STATED EXERCISE:
Leave out the pictures and copy everything else below exactly.

DATA SHOWN:
--------
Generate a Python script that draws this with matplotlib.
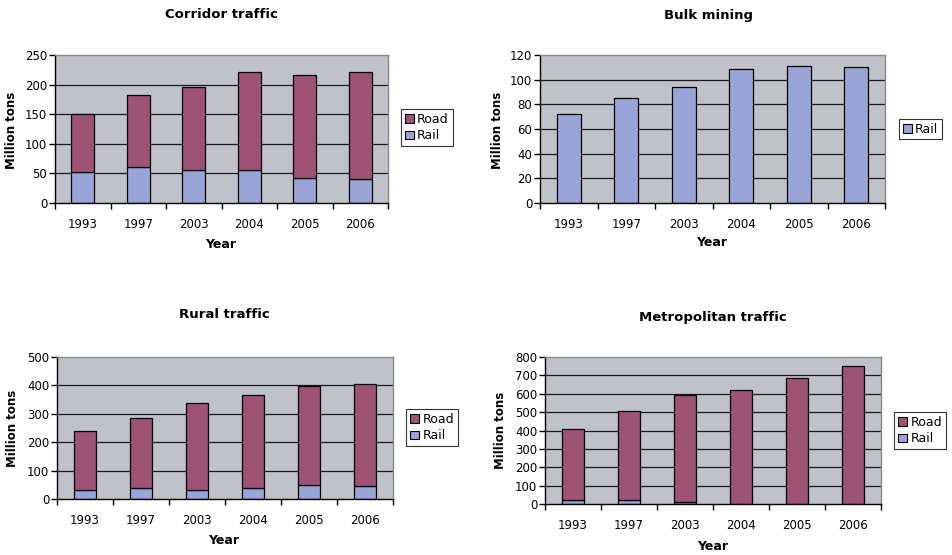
import matplotlib
matplotlib.use("Agg")
import matplotlib.pyplot as plt
from matplotlib.patches import Patch

# data
years = ['1993', '1997', '2003', '2004', '2005', '2006']
corridor_rail = [53, 61, 55, 55, 43, 41]
corridor_road = [97, 121, 141, 166, 174, 180]
bulk_rail = [72, 85, 94, 109, 111, 110]
rural_rail = [33, 37, 33, 37, 50, 46]
rural_road = [208, 247, 306, 328, 348, 360]
metro_rail = [20, 20, 12, 0, 0, 0]
metro_road = [386, 485, 580, 619, 688, 753]

ROAD = '#9E5276'
RAIL = '#99A5D6'
BG = '#C0C2C9'

W, H = 952, 555
fig = plt.figure(figsize=(W / 100, H / 100), dpi=100)
plt.rcParams['font.family'] = 'DejaVu Sans'


def px_axes(l, t, r, b):
    # pixel box -> figure fraction axes
    return fig.add_axes([l / W, 1 - b / H, (r - l) / W, (b - t) / H])


def style(ax, ymax, step):
    ax.set_facecolor(BG)
    ax.set_xlim(-0.5, len(years) - 0.5)
    ax.set_ylim(0, ymax)
    ticks = list(range(0, ymax + 1, step))
    ax.set_yticks(ticks)
    ax.tick_params(axis='y', labelsize=8.5, length=4, width=1, pad=1.5, direction='out')
    ax.set_xticks(range(len(years)))
    ax.set_xticklabels(years)
    ax.tick_params(axis='x', which='major', length=0, labelsize=8.5, pad=11)
    ax.set_xticks([i - 0.5 for i in range(len(years) + 1)], minor=True)
    ax.tick_params(axis='x', which='minor', length=4, width=1, direction='out')
    for t in ticks[1:-1]:
        ax.axhline(t, color='#1a1a1a', lw=0.9, zorder=0.5)
    for s in ['left', 'bottom']:
        ax.spines[s].set_color('black')
        ax.spines[s].set_linewidth(1)
    for s in ['top', 'right']:
        ax.spines[s].set_color('#8a8a8a')
        ax.spines[s].set_linewidth(1)


def labels(title, tx, ty, yx, yy, xx, xy):
    fig.text(tx / W, 1 - ty / H, title, ha='center', va='center', fontsize=9.5, fontweight='bold')
    fig.text(yx / W, 1 - yy / H, 'Million tons', ha='center', va='center', rotation=90,
             fontsize=8.5, fontweight='bold')
    fig.text(xx / W, 1 - xy / H, 'Year', ha='center', va='center', fontsize=9, fontweight='bold')


def legend(ax, names, colors, lx, ly):
    handles = [Patch(facecolor=c, edgecolor='black', linewidth=0.8) for c in colors]
    lg = ax.legend(handles, names, loc='center left', bbox_to_anchor=(lx / W, 1 - ly / H),
                   bbox_transform=fig.transFigure, fontsize=9, frameon=True, fancybox=False,
                   handlelength=0.7, handleheight=0.7, handletextpad=0.3, borderpad=0.3,
                   labelspacing=0.3, borderaxespad=0)
    lg.get_frame().set_edgecolor('black')
    lg.get_frame().set_linewidth(0.8)


x = range(len(years))
bw = 0.41

# Corridor traffic
ax1 = px_axes(55, 55, 388, 203)
style(ax1, 250, 50)
ax1.bar(x, corridor_rail, bw, color=RAIL, edgecolor='black', lw=0.9, zorder=2)
ax1.bar(x, corridor_road, bw, bottom=corridor_rail, color=ROAD, edgecolor='black', lw=0.9, zorder=2)
labels('Corridor traffic', 221, 14, 12, 130, 221, 245)
legend(ax1, ['Road', 'Rail'], [ROAD, RAIL], 401, 127.5)

# Bulk mining
ax2 = px_axes(540, 55, 885, 203)
style(ax2, 120, 20)
ax2.bar(x, bulk_rail, bw, color=RAIL, edgecolor='black', lw=0.9, zorder=2)
labels('Bulk mining', 709, 15, 497, 130, 712, 243)
legend(ax2, ['Rail'], [RAIL], 899, 129)

# Rural traffic
ax3 = px_axes(57, 357, 393, 499)
style(ax3, 500, 100)
ax3.bar(x, rural_rail, bw, color=RAIL, edgecolor='black', lw=0.9, zorder=2)
ax3.bar(x, rural_road, bw, bottom=rural_rail, color=ROAD, edgecolor='black', lw=0.9, zorder=2)
labels('Rural traffic', 224, 315, 13, 428, 224, 540)
legend(ax3, ['Road', 'Rail'], [ROAD, RAIL], 406, 427.5)

# Metropolitan traffic
ax4 = px_axes(545, 357, 881, 504)
style(ax4, 800, 100)
ax4.bar(x, metro_rail, bw, color=RAIL, edgecolor='black', lw=0.9, zorder=2)
ax4.bar(x, metro_road, bw, bottom=metro_rail, color=ROAD, edgecolor='black', lw=0.9, zorder=2)
labels('Metropolitan traffic', 713, 317, 501, 430, 713, 546)
legend(ax4, ['Road', 'Rail'], [ROAD, RAIL], 894, 430.5)

fig.savefig('out.png', dpi=100, facecolor='white')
--------
TASK SOLUTION:
Generate a Python script that draws this with matplotlib.
import matplotlib
matplotlib.use("Agg")
import matplotlib.pyplot as plt
from matplotlib.patches import Patch

# data
years = ['1993', '1997', '2003', '2004', '2005', '2006']
corridor_rail = [53, 61, 55, 55, 43, 41]
corridor_road = [97, 121, 141, 166, 174, 180]
bulk_rail = [72, 85, 94, 109, 111, 110]
rural_rail = [33, 37, 33, 37, 50, 46]
rural_road = [208, 247, 306, 328, 348, 360]
metro_rail = [20, 20, 12, 0, 0, 0]
metro_road = [386, 485, 580, 619, 688, 753]

ROAD = '#9E5276'
RAIL = '#99A5D6'
BG = '#C0C2C9'

W, H = 952, 555
fig = plt.figure(figsize=(W / 100, H / 100), dpi=100)
plt.rcParams['font.family'] = 'DejaVu Sans'


def px_axes(l, t, r, b):
    # pixel box -> figure fraction axes
    return fig.add_axes([l / W, 1 - b / H, (r - l) / W, (b - t) / H])


def style(ax, ymax, step):
    ax.set_facecolor(BG)
    ax.set_xlim(-0.5, len(years) - 0.5)
    ax.set_ylim(0, ymax)
    ticks = list(range(0, ymax + 1, step))
    ax.set_yticks(ticks)
    ax.tick_params(axis='y', labelsize=8.5, length=4, width=1, pad=1.5, direction='out')
    ax.set_xticks(range(len(years)))
    ax.set_xticklabels(years)
    ax.tick_params(axis='x', which='major', length=0, labelsize=8.5, pad=11)
    ax.set_xticks([i - 0.5 for i in range(len(years) + 1)], minor=True)
    ax.tick_params(axis='x', which='minor', length=4, width=1, direction='out')
    for t in ticks[1:-1]:
        ax.axhline(t, color='#1a1a1a', lw=0.9, zorder=0.5)
    for s in ['left', 'bottom']:
        ax.spines[s].set_color('black')
        ax.spines[s].set_linewidth(1)
    for s in ['top', 'right']:
        ax.spines[s].set_color('#8a8a8a')
        ax.spines[s].set_linewidth(1)


def labels(title, tx, ty, yx, yy, xx, xy):
    fig.text(tx / W, 1 - ty / H, title, ha='center', va='center', fontsize=9.5, fontweight='bold')
    fig.text(yx / W, 1 - yy / H, 'Million tons', ha='center', va='center', rotation=90,
             fontsize=8.5, fontweight='bold')
    fig.text(xx / W, 1 - xy / H, 'Year', ha='center', va='center', fontsize=9, fontweight='bold')


def legend(ax, names, colors, lx, ly):
    handles = [Patch(facecolor=c, edgecolor='black', linewidth=0.8) for c in colors]
    lg = ax.legend(handles, names, loc='center left', bbox_to_anchor=(lx / W, 1 - ly / H),
                   bbox_transform=fig.transFigure, fontsize=9, frameon=True, fancybox=False,
                   handlelength=0.7, handleheight=0.7, handletextpad=0.3, borderpad=0.3,
                   labelspacing=0.3, borderaxespad=0)
    lg.get_frame().set_edgecolor('black')
    lg.get_frame().set_linewidth(0.8)


x = range(len(years))
bw = 0.41

# Corridor traffic
ax1 = px_axes(55, 55, 388, 203)
style(ax1, 250, 50)
ax1.bar(x, corridor_rail, bw, color=RAIL, edgecolor='black', lw=0.9, zorder=2)
ax1.bar(x, corridor_road, bw, bottom=corridor_rail, color=ROAD, edgecolor='black', lw=0.9, zorder=2)
labels('Corridor traffic', 221, 14, 12, 130, 221, 245)
legend(ax1, ['Road', 'Rail'], [ROAD, RAIL], 401, 127.5)

# Bulk mining
ax2 = px_axes(540, 55, 885, 203)
style(ax2, 120, 20)
ax2.bar(x, bulk_rail, bw, color=RAIL, edgecolor='black', lw=0.9, zorder=2)
labels('Bulk mining', 709, 15, 497, 130, 712, 243)
legend(ax2, ['Rail'], [RAIL], 899, 129)

# Rural traffic
ax3 = px_axes(57, 357, 393, 499)
style(ax3, 500, 100)
ax3.bar(x, rural_rail, bw, color=RAIL, edgecolor='black', lw=0.9, zorder=2)
ax3.bar(x, rural_road, bw, bottom=rural_rail, color=ROAD, edgecolor='black', lw=0.9, zorder=2)
labels('Rural traffic', 224, 315, 13, 428, 224, 540)
legend(ax3, ['Road', 'Rail'], [ROAD, RAIL], 406, 427.5)

# Metropolitan traffic
ax4 = px_axes(545, 357, 881, 504)
style(ax4, 800, 100)
ax4.bar(x, metro_rail, bw, color=RAIL, edgecolor='black', lw=0.9, zorder=2)
ax4.bar(x, metro_road, bw, bottom=metro_rail, color=ROAD, edgecolor='black', lw=0.9, zorder=2)
labels('Metropolitan traffic', 713, 317, 501, 430, 713, 546)
legend(ax4, ['Road', 'Rail'], [ROAD, RAIL], 894, 430.5)

fig.savefig('out.png', dpi=100, facecolor='white')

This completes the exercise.